# Ramona's Wine



## PolishWineP (Jul 30, 2006)

We tried one of the wines I got at Winestock this spring. Ramona gave me a White Zinfendal. I made a rotini alfedo w/mushrooms and 3 cheeses. I baked it in the microwave because there was no way I was going to fire up the oven!




It's just too hot! We're at 99 degrees w/a dew point of 72. 

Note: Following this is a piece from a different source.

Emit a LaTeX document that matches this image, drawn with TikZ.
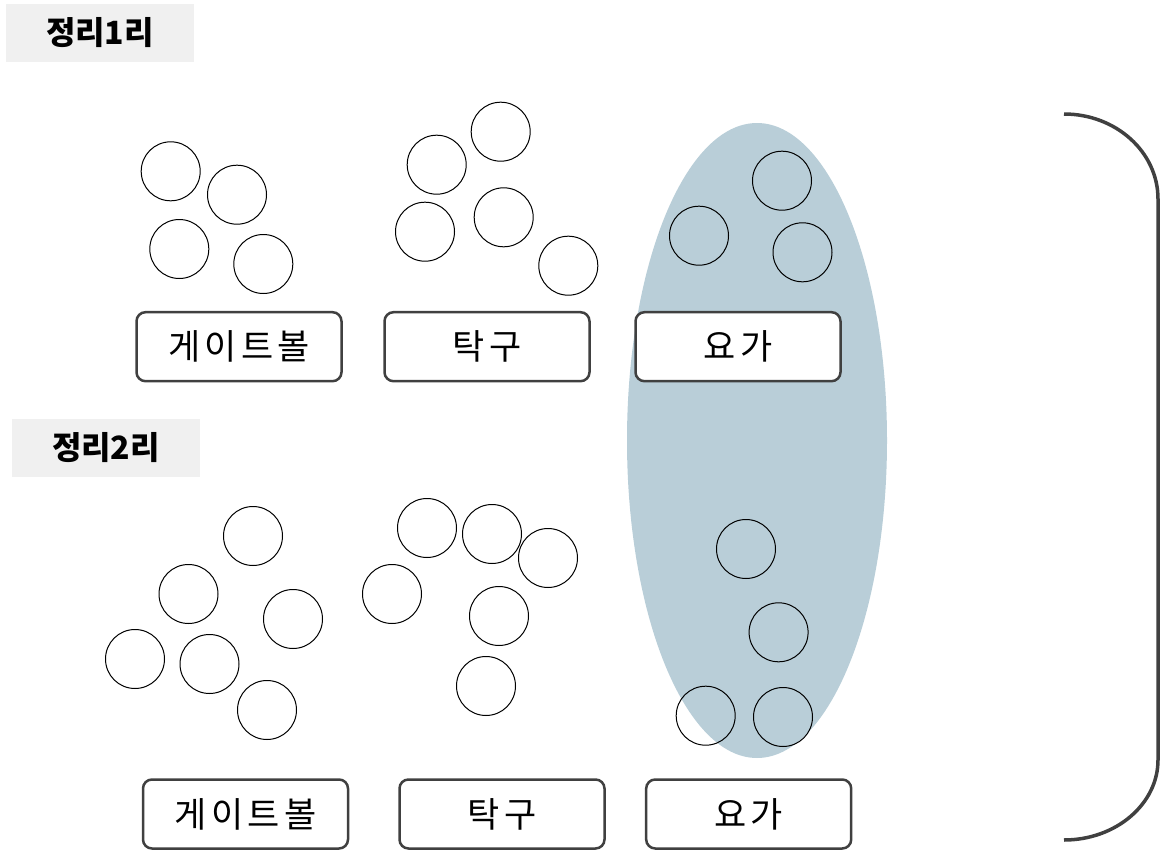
\documentclass[tikz,border=0pt]{standalone}
\usepackage{fontspec}
\setmainfont{Noto Sans CJK KR}
\usepackage{tikz}
\usetikzlibrary{positioning}
\definecolor{colorhd}{HTML}{F0F0F0}
\definecolor{colorgrp}{HTML}{B9CED8}
\definecolor{colorln}{HTML}{404040}
\tikzset{
  ball/.style={draw, circle, minimum size=59pt, inner sep=0pt, line width=1pt},
  sport/.style={draw=colorln, line width=2.5pt, rounded corners=9pt, fill=white,
    minimum width=205pt, minimum height=69pt,
    font=\fontsize{35}{40}\selectfont\addfontfeatures{LetterSpace=12}},
  header/.style={fill=colorhd, minimum width=188pt, minimum height=58pt,
    font=\fontsize{32}{36}\selectfont\bfseries},
  brace/.style={colorln, line width=3.5pt}
}

\begin{document}
\begin{tikzpicture}[x=1pt, y=-1pt]
\useasboundingbox (0,0) rectangle (1160,851);
\fill[colorgrp] (757,440.5) ellipse [x radius=130, y radius=317.5];
\node[header] (h1) at (100,33) {정리1리};
\node[header] (h2) at (106,448) {정리2리};
% round 1
\foreach \n/\x/\y in {ga1/170.7/171.3, ga2/237/194.7, ga3/179.3/249, ga4/263.3/264,
  ta1/436.7/164.7, ta2/500.7/131.7, ta3/425/231.7, ta4/503.7/217.3, ta5/568.3/265.7,
  ya1/782/180.7, ya2/699/235.7, ya3/802.5/252.3}
  \node[ball] (\n) at (\x,\y) {};
\node[sport] (g1) at (239,346.7) {게이트볼};
\node[sport] (t1) at (487,346.7) {탁구};
\node[sport] (y1) at (738,346.7) {요가};
% round 2
\foreach \n/\x/\y in {gb1/253/536, gb2/188.5/594, gb3/293/619, gb4/135/659, gb5/209.5/664, gb6/267/710,
  tb1/427/528, tb2/492/534, tb3/548/558, tb4/392/594, tb5/499/616, tb6/486/686,
  yb1/746/549, yb2/778.6/632.3, yb3/705.7/715.7, yb4/783/717}
  \node[ball] (\n) at (\x,\y) {};
\node[sport] (g2) at (245.5,814) {게이트볼};
\node[sport] (t2) at (502,814) {탁구};
\node[sport] (y2) at (748.7,814) {요가};
% bracket
\coordinate (bt) at (1064,114);
\coordinate (bb) at (1064,840);
\draw[brace] (bt) .. controls (1116,114) and (1158,152) .. (1158,199)
  -- (1158,760) .. controls (1158,804) and (1116,840) .. (bb);
\end{tikzpicture}
\end{document}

It was a very nice wine and between the wine, pasta and heat, I'm ready for a nap!


----------



## peterCooper (Jul 30, 2006)

Have you ever tried the grill for baking?
I love the quality of presentation that Ramona gets the bottle looks marvellous. I'll bet the wine matched it for quality.


----------



## rgecaprock (Jul 30, 2006)

Wow the colors are great together, plate, wine, tablecloth!!

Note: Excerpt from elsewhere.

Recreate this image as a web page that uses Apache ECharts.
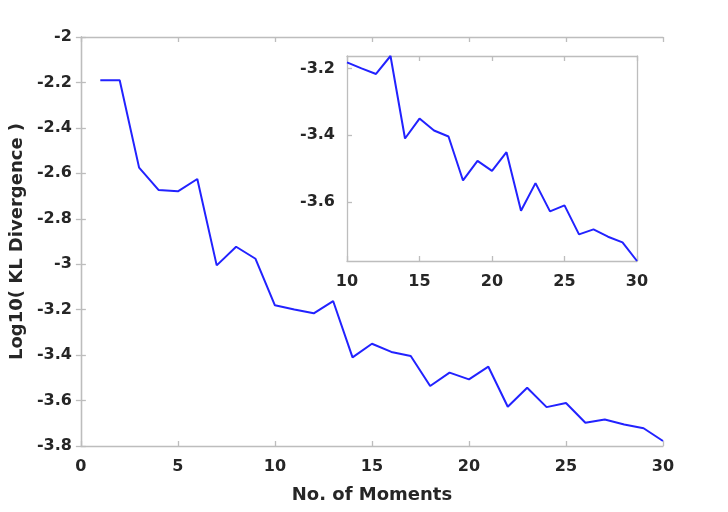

Very nice PWP and Bert!!! Post your recipe!!


Ramona


----------



## PolishWineP (Jul 30, 2006)

I cooked up a cheap can of mushrooms w/olive oil and garlic. I like the mushrooms to be getting good and brown. Tossed in the jar of alfredo sauce, sprinked in a little nutmeg, and then added cut up pepper cojack and cheddar cheese. Added the cooked rotini noodles, poured it into a a sprayed pan, topped with more cheddar &amp; parmesan cheese. Baked it for about 8 minutes in the nuke box.
I've thought about using the grill for baking, but haven't tried it yet. The grill is over 10 yrs old and limping along. I can buy a really nice wine kit for the price of a new grill, so I have to have my priorities!


----------



## AAASTINKIE (Jul 30, 2006)

Beautiful wine, great tablecloth, I would like to get a tablecloth, soon as I get a table..


----------



## geocorn (Jul 30, 2006)

Isn't that your new tablecloth? The one you picked up for 50 cents? It all looks really good.


----------



## peterCooper (Aug 15, 2006)

Hey George, AAA has more posts than you. How can this be? *Edited by: peterCooper *


----------



## geocorn (Aug 15, 2006)

The forum is for my customers and guests. If I feel I need to add something, I will; otherwise, I leave it up to my moderators to keep threads on topic and to advise me whenmy knowledge is required. Fortunately, I have some very talented wine makers to answer most of the questions which allows me to focus my efforts on running the business.


----------



## pkcook (Aug 15, 2006)

PWP,


Both the wine and the meal look wonderful!


----------



## scotty (Aug 16, 2006)

my mouth is watering. Looks like ZITI though??? Who cares-- MMMMMMMMMMMM great cooking there.


----------